# Information supplied
'''
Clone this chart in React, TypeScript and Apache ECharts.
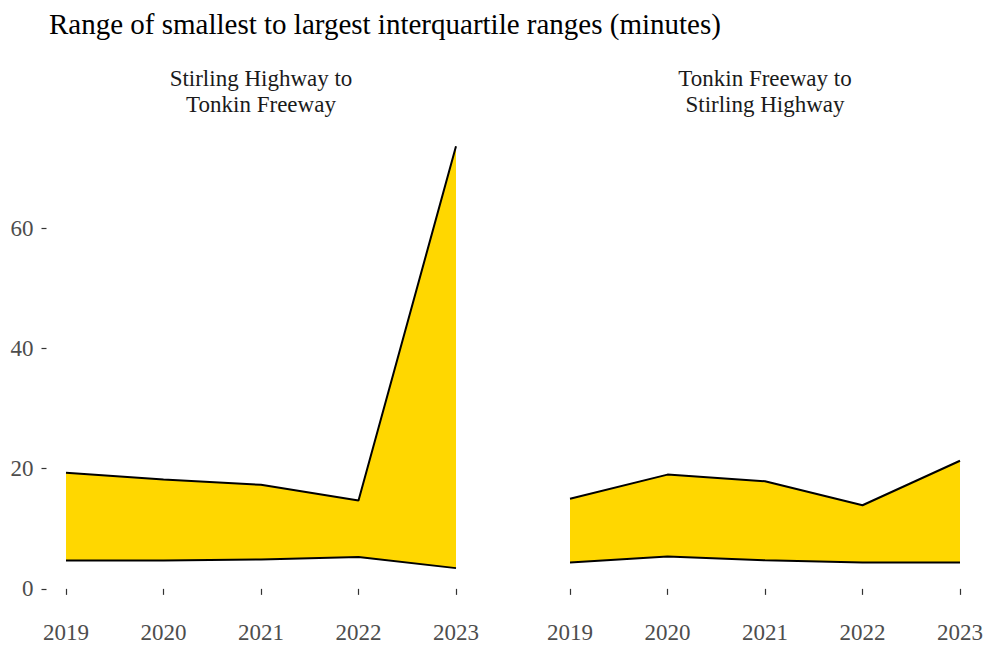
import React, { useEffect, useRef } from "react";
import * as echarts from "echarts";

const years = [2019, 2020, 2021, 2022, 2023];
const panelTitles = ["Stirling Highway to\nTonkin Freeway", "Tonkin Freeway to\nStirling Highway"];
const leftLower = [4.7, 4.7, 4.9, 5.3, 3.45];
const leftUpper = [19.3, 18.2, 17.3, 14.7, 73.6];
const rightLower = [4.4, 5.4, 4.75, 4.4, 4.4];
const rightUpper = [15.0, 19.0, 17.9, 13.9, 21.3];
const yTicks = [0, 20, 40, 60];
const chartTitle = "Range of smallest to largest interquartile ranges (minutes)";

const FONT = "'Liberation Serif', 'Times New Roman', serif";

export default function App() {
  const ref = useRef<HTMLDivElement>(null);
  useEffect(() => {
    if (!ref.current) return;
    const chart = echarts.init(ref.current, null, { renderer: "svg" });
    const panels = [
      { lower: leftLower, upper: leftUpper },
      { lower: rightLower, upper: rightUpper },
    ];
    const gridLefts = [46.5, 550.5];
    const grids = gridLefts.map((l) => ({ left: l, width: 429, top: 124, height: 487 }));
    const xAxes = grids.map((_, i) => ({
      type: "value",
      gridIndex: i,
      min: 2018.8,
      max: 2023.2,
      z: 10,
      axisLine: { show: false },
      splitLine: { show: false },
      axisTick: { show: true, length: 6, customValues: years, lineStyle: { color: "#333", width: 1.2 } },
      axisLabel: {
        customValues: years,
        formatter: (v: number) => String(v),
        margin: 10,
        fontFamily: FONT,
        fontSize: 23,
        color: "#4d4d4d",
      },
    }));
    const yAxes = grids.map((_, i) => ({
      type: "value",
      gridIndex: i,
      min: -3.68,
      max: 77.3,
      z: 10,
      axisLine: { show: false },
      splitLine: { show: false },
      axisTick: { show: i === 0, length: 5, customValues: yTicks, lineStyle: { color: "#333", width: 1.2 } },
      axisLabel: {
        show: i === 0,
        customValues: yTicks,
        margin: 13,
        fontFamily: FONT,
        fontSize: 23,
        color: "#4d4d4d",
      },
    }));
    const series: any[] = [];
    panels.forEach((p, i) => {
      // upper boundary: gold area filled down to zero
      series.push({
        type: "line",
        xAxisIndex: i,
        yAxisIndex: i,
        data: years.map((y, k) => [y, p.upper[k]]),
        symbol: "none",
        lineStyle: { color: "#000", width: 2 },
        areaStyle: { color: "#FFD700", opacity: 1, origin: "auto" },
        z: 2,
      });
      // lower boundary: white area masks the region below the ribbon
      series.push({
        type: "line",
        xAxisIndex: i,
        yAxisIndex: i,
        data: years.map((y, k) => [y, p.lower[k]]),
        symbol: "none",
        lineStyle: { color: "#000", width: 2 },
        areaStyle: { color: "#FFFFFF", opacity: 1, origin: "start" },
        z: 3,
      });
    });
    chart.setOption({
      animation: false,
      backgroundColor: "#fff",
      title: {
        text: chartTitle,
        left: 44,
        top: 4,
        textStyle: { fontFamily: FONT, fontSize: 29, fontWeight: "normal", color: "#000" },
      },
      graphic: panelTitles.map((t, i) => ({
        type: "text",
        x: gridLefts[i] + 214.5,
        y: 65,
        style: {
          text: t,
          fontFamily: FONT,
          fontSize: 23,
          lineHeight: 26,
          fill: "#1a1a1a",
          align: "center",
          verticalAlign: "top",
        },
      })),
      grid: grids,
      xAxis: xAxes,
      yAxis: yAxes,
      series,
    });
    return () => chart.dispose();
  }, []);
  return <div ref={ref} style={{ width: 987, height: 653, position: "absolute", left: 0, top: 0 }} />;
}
'''
Everything from the top line of the data down to and including the line with "import * as" is to be copied, except the pictures.

# Output of the exercise
Clone this chart in React, TypeScript and Apache ECharts.
import React, { useEffect, useRef } from "react";
import * as echarts from "echarts";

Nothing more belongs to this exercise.